Raw data

*****

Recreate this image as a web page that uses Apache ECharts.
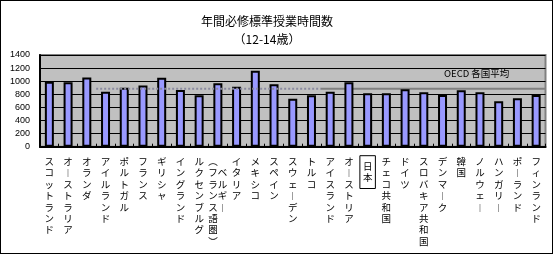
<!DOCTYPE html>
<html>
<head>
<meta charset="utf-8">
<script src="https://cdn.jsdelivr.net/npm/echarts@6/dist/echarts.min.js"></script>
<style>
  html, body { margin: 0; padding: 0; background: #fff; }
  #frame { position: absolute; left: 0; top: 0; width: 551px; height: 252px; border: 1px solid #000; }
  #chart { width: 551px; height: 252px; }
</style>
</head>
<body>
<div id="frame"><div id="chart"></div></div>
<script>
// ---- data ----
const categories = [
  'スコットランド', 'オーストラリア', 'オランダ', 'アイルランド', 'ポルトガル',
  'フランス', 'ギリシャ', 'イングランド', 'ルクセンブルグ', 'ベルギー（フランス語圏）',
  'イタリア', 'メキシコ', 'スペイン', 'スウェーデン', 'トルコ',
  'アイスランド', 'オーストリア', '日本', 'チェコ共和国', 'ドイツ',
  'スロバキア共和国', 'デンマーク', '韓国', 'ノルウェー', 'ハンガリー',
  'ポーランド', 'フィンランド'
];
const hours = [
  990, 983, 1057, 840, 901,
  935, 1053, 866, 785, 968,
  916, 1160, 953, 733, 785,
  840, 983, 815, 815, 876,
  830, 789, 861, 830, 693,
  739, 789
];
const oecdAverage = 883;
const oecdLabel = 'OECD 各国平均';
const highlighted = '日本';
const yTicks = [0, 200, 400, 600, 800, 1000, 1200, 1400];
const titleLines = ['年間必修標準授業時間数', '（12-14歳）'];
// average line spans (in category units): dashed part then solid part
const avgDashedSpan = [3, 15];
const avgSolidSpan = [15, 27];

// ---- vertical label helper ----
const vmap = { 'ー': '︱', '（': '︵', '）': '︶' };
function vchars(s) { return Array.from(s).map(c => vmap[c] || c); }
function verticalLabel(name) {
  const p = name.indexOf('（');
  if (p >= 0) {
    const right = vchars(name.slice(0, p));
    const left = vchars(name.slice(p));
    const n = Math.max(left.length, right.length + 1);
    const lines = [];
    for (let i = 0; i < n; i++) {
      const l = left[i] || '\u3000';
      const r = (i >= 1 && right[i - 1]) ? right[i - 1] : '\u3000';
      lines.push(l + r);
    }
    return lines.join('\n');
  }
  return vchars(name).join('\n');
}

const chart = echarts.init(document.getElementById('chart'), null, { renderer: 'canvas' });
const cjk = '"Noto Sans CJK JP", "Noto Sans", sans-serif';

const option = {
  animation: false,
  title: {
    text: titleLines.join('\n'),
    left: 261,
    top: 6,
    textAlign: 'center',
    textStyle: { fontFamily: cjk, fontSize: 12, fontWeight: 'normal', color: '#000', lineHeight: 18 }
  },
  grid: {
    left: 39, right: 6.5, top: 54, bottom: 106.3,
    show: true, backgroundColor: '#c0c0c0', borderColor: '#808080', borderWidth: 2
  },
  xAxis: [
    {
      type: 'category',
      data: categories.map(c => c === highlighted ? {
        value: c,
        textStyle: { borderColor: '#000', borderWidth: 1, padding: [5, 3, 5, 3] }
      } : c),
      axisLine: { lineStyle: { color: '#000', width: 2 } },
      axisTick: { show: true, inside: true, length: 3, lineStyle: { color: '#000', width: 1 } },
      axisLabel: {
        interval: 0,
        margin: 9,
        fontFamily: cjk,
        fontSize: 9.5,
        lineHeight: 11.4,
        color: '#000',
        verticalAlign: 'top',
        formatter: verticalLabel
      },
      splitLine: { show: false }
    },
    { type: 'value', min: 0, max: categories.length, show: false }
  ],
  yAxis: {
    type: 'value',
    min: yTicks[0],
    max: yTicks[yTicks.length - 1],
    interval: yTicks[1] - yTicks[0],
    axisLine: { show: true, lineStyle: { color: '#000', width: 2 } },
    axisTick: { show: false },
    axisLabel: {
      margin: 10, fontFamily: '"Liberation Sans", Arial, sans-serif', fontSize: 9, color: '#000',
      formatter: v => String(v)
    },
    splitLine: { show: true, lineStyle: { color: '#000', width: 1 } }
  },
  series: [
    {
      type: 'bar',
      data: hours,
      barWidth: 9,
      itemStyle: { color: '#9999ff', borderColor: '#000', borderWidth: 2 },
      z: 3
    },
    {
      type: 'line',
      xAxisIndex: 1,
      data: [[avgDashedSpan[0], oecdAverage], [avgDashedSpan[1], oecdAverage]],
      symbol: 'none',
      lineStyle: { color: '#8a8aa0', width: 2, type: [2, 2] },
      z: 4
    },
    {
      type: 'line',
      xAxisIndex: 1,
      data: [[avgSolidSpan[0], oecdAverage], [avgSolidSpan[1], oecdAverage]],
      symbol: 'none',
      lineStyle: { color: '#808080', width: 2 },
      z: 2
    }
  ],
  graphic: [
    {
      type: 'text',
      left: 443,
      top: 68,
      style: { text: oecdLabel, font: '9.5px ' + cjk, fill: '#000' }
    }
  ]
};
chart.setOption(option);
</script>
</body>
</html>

*****

The data should be printed again unchanged; leave its pictures out.

Recreate this image as a web page that uses Apache ECharts.
<!DOCTYPE html>
<html>
<head>
<meta charset="utf-8">
<script src="https://cdn.jsdelivr.net/npm/echarts@6/dist/echarts.min.js"></script>
<style>
  html, body { margin: 0; padding: 0; background: #fff; }
  #frame { position: absolute; left: 0; top: 0; width: 551px; height: 252px; border: 1px solid #000; }
  #chart { width: 551px; height: 252px; }
</style>
</head>
<body>
<div id="frame"><div id="chart"></div></div>
<script>
// ---- data ----
const categories = [
  'スコットランド', 'オーストラリア', 'オランダ', 'アイルランド', 'ポルトガル',
  'フランス', 'ギリシャ', 'イングランド', 'ルクセンブルグ', 'ベルギー（フランス語圏）',
  'イタリア', 'メキシコ', 'スペイン', 'スウェーデン', 'トルコ',
  'アイスランド', 'オーストリア', '日本', 'チェコ共和国', 'ドイツ',
  'スロバキア共和国', 'デンマーク', '韓国', 'ノルウェー', 'ハンガリー',
  'ポーランド', 'フィンランド'
];
const hours = [
  990, 983, 1057, 840, 901,
  935, 1053, 866, 785, 968,
  916, 1160, 953, 733, 785,
  840, 983, 815, 815, 876,
  830, 789, 861, 830, 693,
  739, 789
];
const oecdAverage = 883;
const oecdLabel = 'OECD 各国平均';
const highlighted = '日本';
const yTicks = [0, 200, 400, 600, 800, 1000, 1200, 1400];
const titleLines = ['年間必修標準授業時間数', '（12-14歳）'];
// average line spans (in category units): dashed part then solid part
const avgDashedSpan = [3, 15];
const avgSolidSpan = [15, 27];

// ---- vertical label helper ----
const vmap = { 'ー': '︱', '（': '︵', '）': '︶' };
function vchars(s) { return Array.from(s).map(c => vmap[c] || c); }
function verticalLabel(name) {
  const p = name.indexOf('（');
  if (p >= 0) {
    const right = vchars(name.slice(0, p));
    const left = vchars(name.slice(p));
    const n = Math.max(left.length, right.length + 1);
    const lines = [];
    for (let i = 0; i < n; i++) {
      const l = left[i] || '\u3000';
      const r = (i >= 1 && right[i - 1]) ? right[i - 1] : '\u3000';
      lines.push(l + r);
    }
    return lines.join('\n');
  }
  return vchars(name).join('\n');
}

const chart = echarts.init(document.getElementById('chart'), null, { renderer: 'canvas' });
const cjk = '"Noto Sans CJK JP", "Noto Sans", sans-serif';

const option = {
  animation: false,
  title: {
    text: titleLines.join('\n'),
    left: 261,
    top: 6,
    textAlign: 'center',
    textStyle: { fontFamily: cjk, fontSize: 12, fontWeight: 'normal', color: '#000', lineHeight: 18 }
  },
  grid: {
    left: 39, right: 6.5, top: 54, bottom: 106.3,
    show: true, backgroundColor: '#c0c0c0', borderColor: '#808080', borderWidth: 2
  },
  xAxis: [
    {
      type: 'category',
      data: categories.map(c => c === highlighted ? {
        value: c,
        textStyle: { borderColor: '#000', borderWidth: 1, padding: [5, 3, 5, 3] }
      } : c),
      axisLine: { lineStyle: { color: '#000', width: 2 } },
      axisTick: { show: true, inside: true, length: 3, lineStyle: { color: '#000', width: 1 } },
      axisLabel: {
        interval: 0,
        margin: 9,
        fontFamily: cjk,
        fontSize: 9.5,
        lineHeight: 11.4,
        color: '#000',
        verticalAlign: 'top',
        formatter: verticalLabel
      },
      splitLine: { show: false }
    },
    { type: 'value', min: 0, max: categories.length, show: false }
  ],
  yAxis: {
    type: 'value',
    min: yTicks[0],
    max: yTicks[yTicks.length - 1],
    interval: yTicks[1] - yTicks[0],
    axisLine: { show: true, lineStyle: { color: '#000', width: 2 } },
    axisTick: { show: false },
    axisLabel: {
      margin: 10, fontFamily: '"Liberation Sans", Arial, sans-serif', fontSize: 9, color: '#000',
      formatter: v => String(v)
    },
    splitLine: { show: true, lineStyle: { color: '#000', width: 1 } }
  },
  series: [
    {
      type: 'bar',
      data: hours,
      barWidth: 9,
      itemStyle: { color: '#9999ff', borderColor: '#000', borderWidth: 2 },
      z: 3
    },
    {
      type: 'line',
      xAxisIndex: 1,
      data: [[avgDashedSpan[0], oecdAverage], [avgDashedSpan[1], oecdAverage]],
      symbol: 'none',
      lineStyle: { color: '#8a8aa0', width: 2, type: [2, 2] },
      z: 4
    },
    {
      type: 'line',
      xAxisIndex: 1,
      data: [[avgSolidSpan[0], oecdAverage], [avgSolidSpan[1], oecdAverage]],
      symbol: 'none',
      lineStyle: { color: '#808080', width: 2 },
      z: 2
    }
  ],
  graphic: [
    {
      type: 'text',
      left: 443,
      top: 68,
      style: { text: oecdLabel, font: '9.5px ' + cjk, fill: '#000' }
    }
  ]
};
chart.setOption(option);
</script>
</body>
</html>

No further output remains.